REQUIRED WORK: Could you give the data below again, exactly and completely?

DATA:
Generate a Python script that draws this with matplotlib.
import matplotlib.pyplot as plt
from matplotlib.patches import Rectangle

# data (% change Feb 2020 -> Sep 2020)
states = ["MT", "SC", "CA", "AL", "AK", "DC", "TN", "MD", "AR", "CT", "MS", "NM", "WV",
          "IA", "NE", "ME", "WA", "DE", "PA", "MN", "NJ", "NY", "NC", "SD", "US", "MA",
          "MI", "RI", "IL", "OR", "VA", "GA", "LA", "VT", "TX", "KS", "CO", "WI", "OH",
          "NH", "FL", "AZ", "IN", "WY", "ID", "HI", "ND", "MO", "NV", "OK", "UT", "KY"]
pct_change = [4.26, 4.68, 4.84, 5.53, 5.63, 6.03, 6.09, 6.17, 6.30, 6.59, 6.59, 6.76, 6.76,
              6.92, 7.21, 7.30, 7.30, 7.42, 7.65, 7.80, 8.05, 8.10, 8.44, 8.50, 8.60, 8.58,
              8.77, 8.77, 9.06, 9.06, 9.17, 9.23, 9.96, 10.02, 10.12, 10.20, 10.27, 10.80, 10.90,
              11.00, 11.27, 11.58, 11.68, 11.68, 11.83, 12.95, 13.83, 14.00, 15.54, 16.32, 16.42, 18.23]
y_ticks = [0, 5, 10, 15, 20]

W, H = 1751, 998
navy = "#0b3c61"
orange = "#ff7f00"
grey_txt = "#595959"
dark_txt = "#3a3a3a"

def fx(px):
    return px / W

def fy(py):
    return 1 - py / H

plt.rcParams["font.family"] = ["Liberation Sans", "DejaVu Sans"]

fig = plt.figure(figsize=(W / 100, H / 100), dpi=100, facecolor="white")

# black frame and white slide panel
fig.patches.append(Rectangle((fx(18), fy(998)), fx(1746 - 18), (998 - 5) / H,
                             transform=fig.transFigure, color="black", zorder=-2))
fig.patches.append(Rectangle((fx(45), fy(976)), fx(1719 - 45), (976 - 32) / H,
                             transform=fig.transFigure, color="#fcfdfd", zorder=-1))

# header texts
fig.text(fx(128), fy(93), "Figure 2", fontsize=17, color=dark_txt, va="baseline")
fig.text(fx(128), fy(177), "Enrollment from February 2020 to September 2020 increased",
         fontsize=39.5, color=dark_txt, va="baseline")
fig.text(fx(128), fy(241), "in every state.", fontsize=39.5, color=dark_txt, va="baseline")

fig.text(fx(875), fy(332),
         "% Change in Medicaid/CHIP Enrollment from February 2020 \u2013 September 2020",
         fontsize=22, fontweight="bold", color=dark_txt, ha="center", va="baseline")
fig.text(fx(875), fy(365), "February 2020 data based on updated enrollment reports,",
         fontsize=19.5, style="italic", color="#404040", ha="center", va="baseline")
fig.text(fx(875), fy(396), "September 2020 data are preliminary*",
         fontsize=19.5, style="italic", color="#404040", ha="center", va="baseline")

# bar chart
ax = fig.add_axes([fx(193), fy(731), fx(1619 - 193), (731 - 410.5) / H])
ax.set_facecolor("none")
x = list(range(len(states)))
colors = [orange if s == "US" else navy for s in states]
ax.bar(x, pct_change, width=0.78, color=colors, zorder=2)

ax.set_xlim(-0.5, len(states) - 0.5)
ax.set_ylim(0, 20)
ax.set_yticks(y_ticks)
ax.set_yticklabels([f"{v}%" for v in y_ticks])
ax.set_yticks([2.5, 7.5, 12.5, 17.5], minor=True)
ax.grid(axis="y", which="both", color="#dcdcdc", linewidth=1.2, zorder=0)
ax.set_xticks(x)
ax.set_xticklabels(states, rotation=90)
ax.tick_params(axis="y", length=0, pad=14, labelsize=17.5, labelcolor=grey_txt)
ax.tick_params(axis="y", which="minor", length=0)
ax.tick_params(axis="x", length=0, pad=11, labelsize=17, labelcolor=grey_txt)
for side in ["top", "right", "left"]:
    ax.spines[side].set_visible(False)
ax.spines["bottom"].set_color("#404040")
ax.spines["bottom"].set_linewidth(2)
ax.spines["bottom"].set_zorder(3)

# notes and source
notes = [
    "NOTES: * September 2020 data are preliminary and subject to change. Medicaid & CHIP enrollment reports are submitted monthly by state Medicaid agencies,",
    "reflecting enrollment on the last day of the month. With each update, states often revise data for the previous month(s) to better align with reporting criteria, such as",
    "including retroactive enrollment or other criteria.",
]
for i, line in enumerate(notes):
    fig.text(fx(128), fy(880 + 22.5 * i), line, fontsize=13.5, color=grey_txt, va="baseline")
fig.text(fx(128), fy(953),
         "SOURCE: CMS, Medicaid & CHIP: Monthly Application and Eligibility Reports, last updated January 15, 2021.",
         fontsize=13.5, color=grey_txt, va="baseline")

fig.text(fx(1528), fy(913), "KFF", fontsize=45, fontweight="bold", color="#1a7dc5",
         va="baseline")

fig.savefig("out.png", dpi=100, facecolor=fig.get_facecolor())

SOLUTION TO THIS PROBLEM:
Generate a Python script that draws this with matplotlib.
import matplotlib.pyplot as plt
from matplotlib.patches import Rectangle

# data (% change Feb 2020 -> Sep 2020)
states = ["MT", "SC", "CA", "AL", "AK", "DC", "TN", "MD", "AR", "CT", "MS", "NM", "WV",
          "IA", "NE", "ME", "WA", "DE", "PA", "MN", "NJ", "NY", "NC", "SD", "US", "MA",
          "MI", "RI", "IL", "OR", "VA", "GA", "LA", "VT", "TX", "KS", "CO", "WI", "OH",
          "NH", "FL", "AZ", "IN", "WY", "ID", "HI", "ND", "MO", "NV", "OK", "UT", "KY"]
pct_change = [4.26, 4.68, 4.84, 5.53, 5.63, 6.03, 6.09, 6.17, 6.30, 6.59, 6.59, 6.76, 6.76,
              6.92, 7.21, 7.30, 7.30, 7.42, 7.65, 7.80, 8.05, 8.10, 8.44, 8.50, 8.60, 8.58,
              8.77, 8.77, 9.06, 9.06, 9.17, 9.23, 9.96, 10.02, 10.12, 10.20, 10.27, 10.80, 10.90,
              11.00, 11.27, 11.58, 11.68, 11.68, 11.83, 12.95, 13.83, 14.00, 15.54, 16.32, 16.42, 18.23]
y_ticks = [0, 5, 10, 15, 20]

W, H = 1751, 998
navy = "#0b3c61"
orange = "#ff7f00"
grey_txt = "#595959"
dark_txt = "#3a3a3a"

def fx(px):
    return px / W

def fy(py):
    return 1 - py / H

plt.rcParams["font.family"] = ["Liberation Sans", "DejaVu Sans"]

fig = plt.figure(figsize=(W / 100, H / 100), dpi=100, facecolor="white")

# black frame and white slide panel
fig.patches.append(Rectangle((fx(18), fy(998)), fx(1746 - 18), (998 - 5) / H,
                             transform=fig.transFigure, color="black", zorder=-2))
fig.patches.append(Rectangle((fx(45), fy(976)), fx(1719 - 45), (976 - 32) / H,
                             transform=fig.transFigure, color="#fcfdfd", zorder=-1))

# header texts
fig.text(fx(128), fy(93), "Figure 2", fontsize=17, color=dark_txt, va="baseline")
fig.text(fx(128), fy(177), "Enrollment from February 2020 to September 2020 increased",
         fontsize=39.5, color=dark_txt, va="baseline")
fig.text(fx(128), fy(241), "in every state.", fontsize=39.5, color=dark_txt, va="baseline")

fig.text(fx(875), fy(332),
         "% Change in Medicaid/CHIP Enrollment from February 2020 \u2013 September 2020",
         fontsize=22, fontweight="bold", color=dark_txt, ha="center", va="baseline")
fig.text(fx(875), fy(365), "February 2020 data based on updated enrollment reports,",
         fontsize=19.5, style="italic", color="#404040", ha="center", va="baseline")
fig.text(fx(875), fy(396), "September 2020 data are preliminary*",
         fontsize=19.5, style="italic", color="#404040", ha="center", va="baseline")

# bar chart
ax = fig.add_axes([fx(193), fy(731), fx(1619 - 193), (731 - 410.5) / H])
ax.set_facecolor("none")
x = list(range(len(states)))
colors = [orange if s == "US" else navy for s in states]
ax.bar(x, pct_change, width=0.78, color=colors, zorder=2)

ax.set_xlim(-0.5, len(states) - 0.5)
ax.set_ylim(0, 20)
ax.set_yticks(y_ticks)
ax.set_yticklabels([f"{v}%" for v in y_ticks])
ax.set_yticks([2.5, 7.5, 12.5, 17.5], minor=True)
ax.grid(axis="y", which="both", color="#dcdcdc", linewidth=1.2, zorder=0)
ax.set_xticks(x)
ax.set_xticklabels(states, rotation=90)
ax.tick_params(axis="y", length=0, pad=14, labelsize=17.5, labelcolor=grey_txt)
ax.tick_params(axis="y", which="minor", length=0)
ax.tick_params(axis="x", length=0, pad=11, labelsize=17, labelcolor=grey_txt)
for side in ["top", "right", "left"]:
    ax.spines[side].set_visible(False)
ax.spines["bottom"].set_color("#404040")
ax.spines["bottom"].set_linewidth(2)
ax.spines["bottom"].set_zorder(3)

# notes and source
notes = [
    "NOTES: * September 2020 data are preliminary and subject to change. Medicaid & CHIP enrollment reports are submitted monthly by state Medicaid agencies,",
    "reflecting enrollment on the last day of the month. With each update, states often revise data for the previous month(s) to better align with reporting criteria, such as",
    "including retroactive enrollment or other criteria.",
]
for i, line in enumerate(notes):
    fig.text(fx(128), fy(880 + 22.5 * i), line, fontsize=13.5, color=grey_txt, va="baseline")
fig.text(fx(128), fy(953),
         "SOURCE: CMS, Medicaid & CHIP: Monthly Application and Eligibility Reports, last updated January 15, 2021.",
         fontsize=13.5, color=grey_txt, va="baseline")

fig.text(fx(1528), fy(913), "KFF", fontsize=45, fontweight="bold", color="#1a7dc5",
         va="baseline")

fig.savefig("out.png", dpi=100, facecolor=fig.get_facecolor())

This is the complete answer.